Seems more likely based on the expiration of contracts between Apple and Intel IMO (i.e. no longer had early delivery dates for CPU's due to the expiration of the previous CPU contract, and ended up with longer lead times for the next CPU's they selected due to a reduced volume - recession impact).
 
After watching Apples Event today I'm wondering about the future of even the iMac.:eek:

The iMac's a popular machine. They'd be crazy to kill it off anytime soon.

As for the Mac Pro hard to say how popular a new model would be.
 
hopefully not. maybe a silent update next Tuesday?

I don't expect that they'll do any other updates during the demand surge for the iPad3 and AppleTV...from a simple business sense standpoint, one needs to be cautious when risking sales of your main product lines. Given that the iPad is a major growth area and it is starting to feel some heat from Linux tablets, if I were CEO, I'd make it very clear what is currently Corporate Priority #1.

Its possible that they'll wait until iMac updates in April/May, although I'd really hope for earlier...the March 27th date for AMD's HD7800 card could be the milestone there.

What we need is for a slightly impatient Mac Pro development team member to anonymously email MR with just a confirmational "Yeah, the new MP is all ready to go, just waiting for the boss to approve the exact date of the public launch"...

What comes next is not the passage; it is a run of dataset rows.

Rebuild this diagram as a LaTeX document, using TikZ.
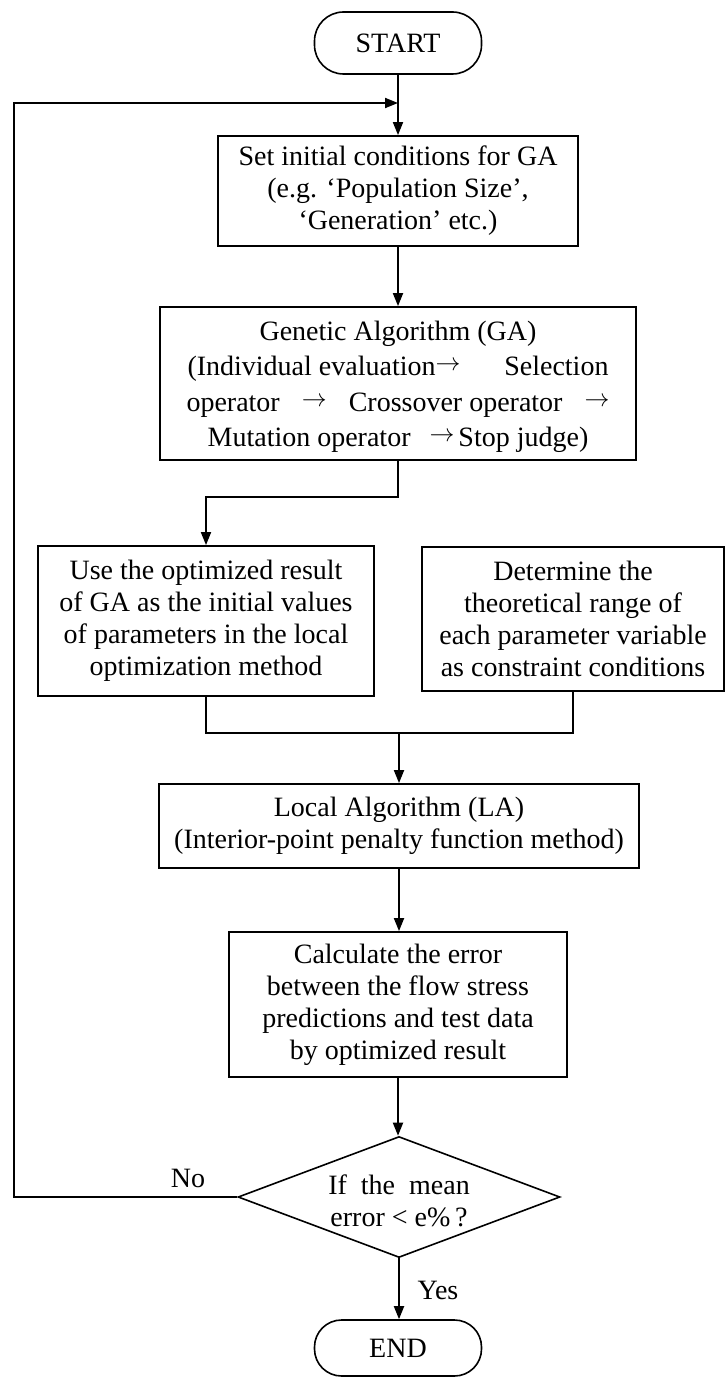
\documentclass[tikz,border=0pt]{standalone}
\usepackage{fontspec}
\setmainfont{Liberation Serif}
\usetikzlibrary{arrows.meta,shapes.geometric}
\begin{document}
\begin{tikzpicture}[x=1pt,y=-1pt,
  every node/.style={font=\fontsize{28pt}{32pt}\selectfont},
  box/.style={draw, line width=1.8pt, inner sep=0pt, align=center},
  term/.style={draw, line width=1.6pt, rounded corners=29pt, inner sep=0pt},
  arr/.style={line width=1.8pt, -{Triangle[length=13pt,width=10pt]}},
  ln/.style={line width=1.8pt},
  lab/.style={inner sep=0pt},
]
\useasboundingbox (0,0) rectangle (726,1378);
\node[term, minimum width=167pt, minimum height=62pt] (start) at (398,43) {START};
\node[box, minimum width=360pt, minimum height=110pt] (b1) at (398,191)
  {Set initial conditions for GA\\(e.g. ‘Population Size’,\\‘Generation’ etc.)};
\node[box, minimum width=476pt, minimum height=153pt] (b2) at (398,383.5) {};
\node[lab, align=center, font=\fontsize{28pt}{35.5pt}\selectfont] (b2t) at (398,387)
  {Genetic Algorithm (GA)\\
   \makebox[421pt]{(Individual evaluation\raisebox{5pt}{$\rightarrow$}\hfill Selection}\\
   \makebox[423pt]{operator\hfill\raisebox{5pt}{$\rightarrow$}\hfill Crossover operator\hfill\raisebox{5pt}{$\rightarrow$}}\\
   Mutation operator\hspace{19pt}\raisebox{5pt}{$\rightarrow$}\hspace{4pt}Stop judge)};
\node[box, minimum width=336pt, minimum height=150pt] (b3) at (206,621)
  {Use the optimized result\\of GA as the initial values\\of parameters in the local\\optimization method};
\node[box, minimum width=302pt, minimum height=144pt] (b4) at (573,619)
  {Determine the\\theoretical range of\\each parameter variable\\as constraint conditions};
\node[box, minimum width=480pt, minimum height=84pt] (b5) at (399,826)
  {Local Algorithm (LA)\\(Interior-point penalty function method)};
\node[box, minimum width=338pt, minimum height=145pt] (b6) at (398,1004.5)
  {Calculate the error\\between the flow stress\\predictions and test data\\by optimized result};
\node[draw, line width=1.6pt, diamond, aspect=2.66, inner sep=0pt, minimum width=322pt, minimum height=121pt] (dec) at (399,1197) {};
\node[lab, align=center] (dtext) at (399,1201) {If~~the~~mean\\error < e\%\,?};
\node[term, minimum width=167pt, minimum height=56pt, rounded corners=27pt] (end) at (398,1348) {END};
\node[lab] (no) at (188,1178) {No};
\node[lab] (yes) at (438,1290) {Yes};
\coordinate (loopin) at (398,103);
\coordinate (lc) at (14,103);
\coordinate (jn) at (399,733);
% connectors
\draw[arr] (start) -- (b1);
\draw[arr] (b1) -- (b2);
\draw[arr] (b2.south) -- ++(0,36) -| (b3.north);
\draw[ln] (b3.south) |- (jn) -| (b4.south);
\draw[arr] (jn) -- (b5.north);
\draw[arr] (b5.south) -- (b5.south |- b6.north);
\draw[arr] (b6.south) -- (b6.south |- dec.north);
\draw[arr] (dec.south) -- (dec.south |- end.north);
\draw[arr] (dec.west) -| (lc) -- (loopin);
\end{tikzpicture}
\end{document}
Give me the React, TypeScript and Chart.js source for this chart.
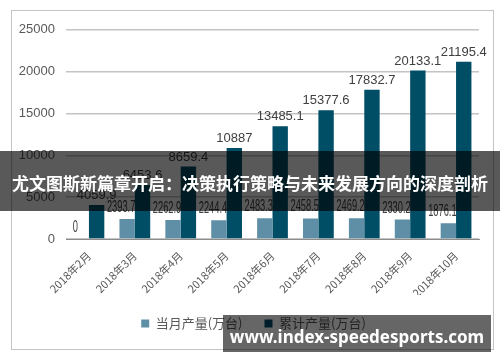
import React, { useEffect, useRef } from "react";
import { Chart, registerables } from "chart.js";

Chart.register(...registerables);

const categories = [
  "2018年2月",
  "2018年3月",
  "2018年4月",
  "2018年5月",
  "2018年6月",
  "2018年7月",
  "2018年8月",
  "2018年9月",
  "2018年10月",
];
const monthlyOutput = [0, 2393.7, 2262.9, 2244.4, 2483.3, 2458.5, 2469.2, 2330.2, 1876.1];
const cumulativeOutput = [4059.9, 6453.6, 8659.4, 10887, 13485.1, 15377.6, 17832.7, 20133.1, 21195.4];
const monthlyLabel = "当月产量(万台)";
const cumulativeLabel = "累计产量(万台)";
const yMin = 0;
const yMax = 25000;
const yStep = 5000;
const bannerText = "尤文图斯新篇章开启：决策执行策略与未来发展方向的深度剖析";
const watermarkText = "www.index-speedesports.com";

const LIGHT = "#5e8fa6";
const DARK = "#004d66";

function fmt(v: number): string {
  return String(v);
}

const valueLabels = {
  id: "valueLabels",
  afterDatasetsDraw(chart: any) {
    const ctx = chart.ctx as CanvasRenderingContext2D;
    chart.data.datasets.forEach((ds: any, di: number) => {
      const meta = chart.getDatasetMeta(di);
      meta.data.forEach((bar: any, i: number) => {
        const v = ds.data[i];
        const text = fmt(v);
        ctx.save();
        ctx.fillStyle = "#404040";
        ctx.textAlign = "center";
        ctx.textBaseline = "alphabetic";
        if (di === 0) {
          ctx.font = "16px 'Liberation Sans', Arial, sans-serif";
          ctx.translate(bar.x - 6, bar.y - 7);
          ctx.scale(0.58, 1);
          ctx.fillText(text, 0, 0);
        } else {
          ctx.font = "13px 'Liberation Sans', Arial, sans-serif";
          ctx.fillText(text, bar.x, bar.y - 6);
        }
        ctx.restore();
      });
    });
  },
};

const legendShift = {
  id: "legendShift",
  afterLayout(chart: any) {
    const l = chart.legend;
    if (l) {
      l.left += 8;
      l.right += 8;
    }
  },
};

export default function App() {
  const canvasRef = useRef<HTMLCanvasElement | null>(null);

  useEffect(() => {
    if (!canvasRef.current) return;
    const chart = new Chart(canvasRef.current, {
      type: "bar",
      data: {
        labels: categories,
        datasets: [
          {
            label: monthlyLabel,
            data: monthlyOutput,
            backgroundColor: LIGHT,
            barPercentage: 1,
            categoryPercentage: 0.67,
          },
          {
            label: cumulativeLabel,
            data: cumulativeOutput,
            backgroundColor: DARK,
            barPercentage: 1,
            categoryPercentage: 0.67,
          },
        ],
      },
      options: {
        responsive: false,
        animation: false,
        layout: { padding: { left: 0, right: 14, top: 14, bottom: 22 } },
        plugins: {
          tooltip: { enabled: false },
          legend: {
            display: true,
            position: "bottom",
            labels: {
              boxWidth: 8,
              boxHeight: 8,
              padding: 22,
              color: "#595959",
              font: { size: 13, family: "'Noto Sans CJK SC', 'Liberation Sans', sans-serif" },
            },
          },
        },
        scales: {
          x: {
            grid: { display: false },
            border: { display: true, color: "#8c8c8c", width: 1 },
            ticks: {
              color: "#595959",
              maxRotation: 45,
              minRotation: 45,
              padding: 2,
              font: { size: 11, family: "'Noto Sans CJK SC', 'Liberation Sans', sans-serif" },
            },
            afterFit(scale: any) {
              scale.height = 56;
            },
          },
          y: {
            min: yMin,
            max: yMax,
            ticks: {
              stepSize: yStep,
              color: "#595959",
              padding: 11,
              font: { size: 13, family: "'Liberation Sans', Arial, sans-serif" },
              callback: (v: any) => String(v),
            },
            grid: { color: "#c4c4c4", lineWidth: 1.5, drawTicks: false },
            border: { display: false },
            afterFit(scale: any) {
              scale.width = 54;
            },
          },
        },
      },
      plugins: [valueLabels, legendShift],
    });
    return () => chart.destroy();
  }, []);

  return (
    <div
      style={{
        position: "fixed",
        left: 0,
        top: 0,
        width: 500,
        height: 362,
        background: "#ffffff",
        overflow: "hidden",
      }}
    >
      <canvas
        ref={canvasRef}
        width={481}
        height={351}
        style={{ position: "absolute", left: 12, top: 11, width: 481, height: 351 }}
      />
      <div
        style={{
          position: "absolute",
          left: 11,
          top: 10,
          width: 483,
          height: 340,
          boxSizing: "border-box",
          border: "1px solid #c4c4c4",
          pointerEvents: "none",
        }}
      />
      <div
        style={{
          position: "absolute",
          left: 0,
          top: 151,
          width: 500,
          height: 60,
          background: "rgba(0,0,0,0.65)",
          display: "flex",
          alignItems: "center",
          justifyContent: "center",
          color: "#ffffff",
          fontFamily: "'Noto Sans CJK SC', sans-serif",
          fontWeight: 700,
          fontSize: 17,
          whiteSpace: "nowrap",
          paddingTop: 3,
          boxSizing: "border-box",
        }}
      >
        {bannerText}
      </div>
      <div
        style={{
          position: "absolute",
          left: 223,
          top: 315,
          width: 268,
          height: 37,
          background: "rgba(0,0,0,0.6)",
          display: "flex",
          alignItems: "center",
          justifyContent: "center",
          color: "#ffffff",
          fontFamily: "'Noto Sans', 'Open Sans', sans-serif",
          fontWeight: 700,
          fontSize: 17,
          whiteSpace: "nowrap",
          paddingTop: 6,
          boxSizing: "border-box",
        }}
      >
        {watermarkText}
      </div>
    </div>
  );
}
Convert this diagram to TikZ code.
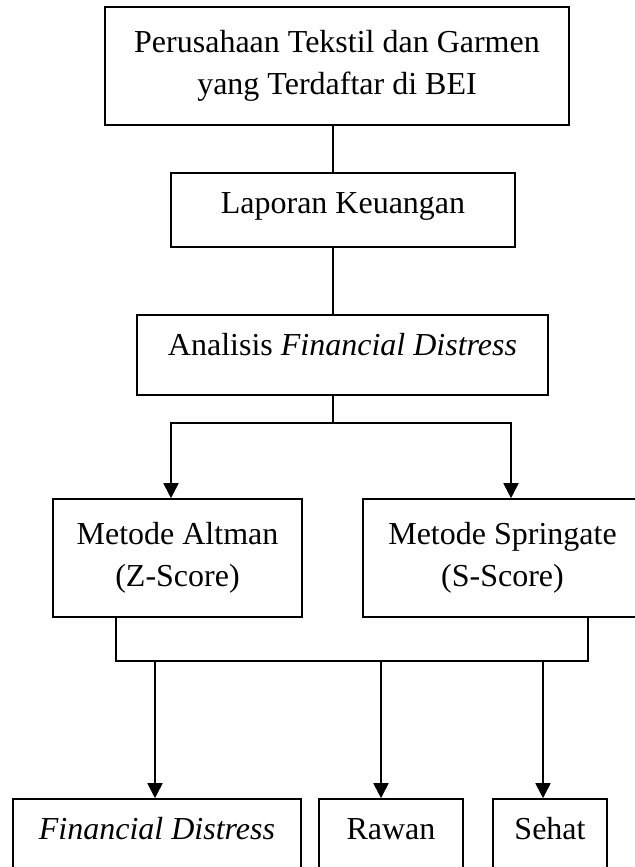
\documentclass[tikz,border=0pt]{standalone}
\usepackage{fontspec}
\setmainfont{Liberation Serif}
\usetikzlibrary{arrows.meta}

\begin{document}
\begin{tikzpicture}[x=0.5pt, y=-0.5pt,
    kotak/.style={draw, line width=0.8pt, inner sep=0pt, align=center,
        font=\fontsize{16}{21}\selectfont},
    satu/.style={kotak, text height=11pt, text depth=8pt},
    garis/.style={line width=0.9pt},
    panah/.style={garis, -{Triangle[length=7.5pt, width=7.5pt]}}]
        \clip (0,0) rectangle (635,867);

        % Alur atas
        \node[kotak, minimum width=232pt, minimum height=59pt] (usaha) at (337,66)
            {Perusahaan Tekstil dan Garmen\\yang Terdaftar di BEI};
        \node[satu, minimum width=172pt, minimum height=37pt] (lapkeu) at (343,210)
            {Laporan Keuangan};
        \node[satu, text depth=11pt, minimum width=205.5pt, minimum height=40pt] (analisis) at (342.5,355)
            {Analisis \textit{Financial Distress}};

        % Metode
        \node[kotak, minimum width=124.5pt, minimum height=59pt] (altman) at (177.5,558)
            {Metode Altman\\(Z-Score)};
        \node[kotak, minimum width=139.5pt, minimum height=59pt] (springate) at (502.5,558)
            {Metode Springate\\(S-Score)};

        % Hasil
        \node[satu, minimum width=144pt, minimum height=37pt] (distress) at (157,836)
            {\textit{Financial Distress}};
        \node[satu, minimum width=72pt, minimum height=37pt] (rawan) at (391,836) {Rawan};
        \node[satu, minimum width=57pt, minimum height=37pt] (sehat) at (550,836) {Sehat};

        % Garis penghubung
        \coordinate (poros) at (333,0);
        \coordinate (cabang) at (333,423);
        \coordinate (kiri) at (171,0);
        \coordinate (kanan) at (511,0);
        \draw[garis] (usaha.south -| poros) -- (lapkeu.north -| poros);
        \draw[garis] (lapkeu.south -| poros) -- (analisis.north -| poros);
        \draw[panah] (analisis.south -| poros) -- (cabang) -| (altman.north -| kiri);
        \draw[panah] (cabang) -| (springate.north -| kanan);

        \coordinate (kakiA) at (116,661);
        \coordinate (kakiB) at (588,661);
        \draw[garis] (altman.south -| kakiA) -- (kakiA) -- (kakiB) -- (springate.south -| kakiB);
        \foreach \hasil/\x in {distress/155, rawan/381, sehat/543}
            \draw[panah] (\x,661) -- (\hasil.north -| \x,0);
\end{tikzpicture}
\end{document}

Tax refund is due any day now; that opens up a $5K budget for new hardware.


-hh
 
I don't expect that they'll do any other updates during the demand surge for the iPad3 and AppleTV...from a simple business sense standpoint, one needs to be cautious when risking sales of your main product lines. Given that the iPad is a major growth area and it is starting to feel some heat from Linux tablets, if I were CEO, I'd make it very clear what is currently Corporate Priority #1.

[/I]...



-hh

That's like saying Mercedes shouldn't update the SL500 line right after the C320 is refreshed. 2 completely different markets and Apple has separate resources working on each line. I don't see a silent MP refresh interfering with anything. They will pop when they are ready, but, they are obviously not a priority for Apple.